For our learning algorithm example, we'll be implementing Q-learning. The difference between a learning algorithm and a planning algorithm is that a planning algorithm has access to a model of the world, or at least a simulator, whereas a learning algorithm involves determining behavior when the agent does not know how the world works and must learn how to behave from direct experience with the world. In general, there are two approaches to reinforcement learning: (1) to learn a model of the world from experience and then use planning with that learned model to dictate behavior (model-based) and (2) to learn a policy or value function directly from experience (model-free). Q-learning belongs to the latter.
As the name suggests, Q-learning learns estimates of the optimal Q-values of an MDP, which means that behavior can be dictated by taking actions greedily with respect to the learned Q-values. Q-learning can be summarized in the following pseudocode.

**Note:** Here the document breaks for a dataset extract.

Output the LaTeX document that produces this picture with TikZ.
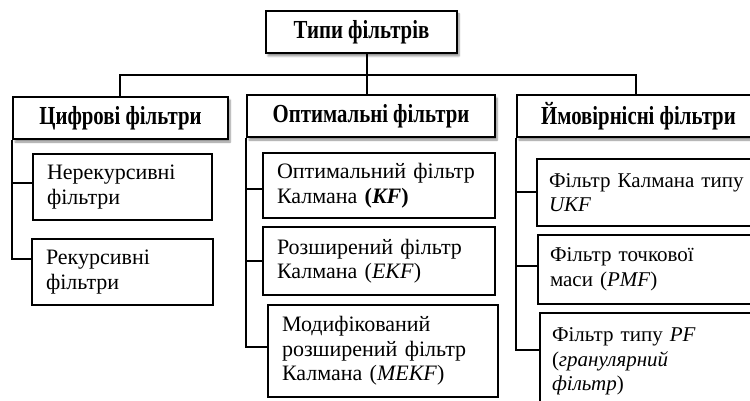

The two key steps in the above pseudocode are steps 3 and 5. There are many ways to choose actions based on the current Q-value estimates (step 3), but one of the most common is to use an $\epsilon$-greedy policy. In this policy, the action is selected greedily with respect to the Q-value estimates a fraction ($1-\epsilon$) of the time (where $\epsilon$ is a fraction between 0 and 1), and randomly selected among all actions a fraction $\epsilon$ of the time. In general, you want a policy that has some randomness to it so that it promotes exploration of the state space.
The update rule: $$ \large Q(s,a) := Q(s,a) + \alpha \left[ r + \gamma \max_{a'} Q(s', a') - Q(s,a) \right] $$ updates the Q-value of the last state-action pair ($s,a$) with respect to the observed outcome state ($s'$) and reward ($r$), where $\alpha \in (0, 1)$ is a learning rate parameter.
To unpack this update, recall from the Bellman equation that the Value of a state is the maximum Q-value and the Q-value is the expected sum of the reward and discounted value of the next state, where the expectation is with respect to the probability of each state transition. In the Q-learning update rule, the reward plus the discounted max Q-value in the observed next state is effectively what the Bellman equation tells us the Q-value is, except in this case, we're not marginalizing over all possible outcome states, we only have the one observed state and reward that we happened to get. However, because our learning rate only allows our Q-value to change slightly from its old estimate to a new estimate in the direction of the observed state and reward, as long as we keep retrying that action in the same state, we'll see the other possible states that could have occurred and move in their direction too. In aggregate over multiple tries of the action then, the Q-value will move toward the true expected value, even though we never directly used the transition probabilities. To have guaranteed convergence to the true Q-value, we should actually be slowly decreasing the learning rate parameter over time. However, in practice, it's often sufficient to simply use a small learning rate parameter, so for simplicity in our implementation, we'll use a fixed value for the learning rate rather that one that changes with time (though in the full Q-learning algorithm provided in BURLAP, you can use different schedules for decreasing the learning rate, including client-provided custom schedules with the LearningRate interface).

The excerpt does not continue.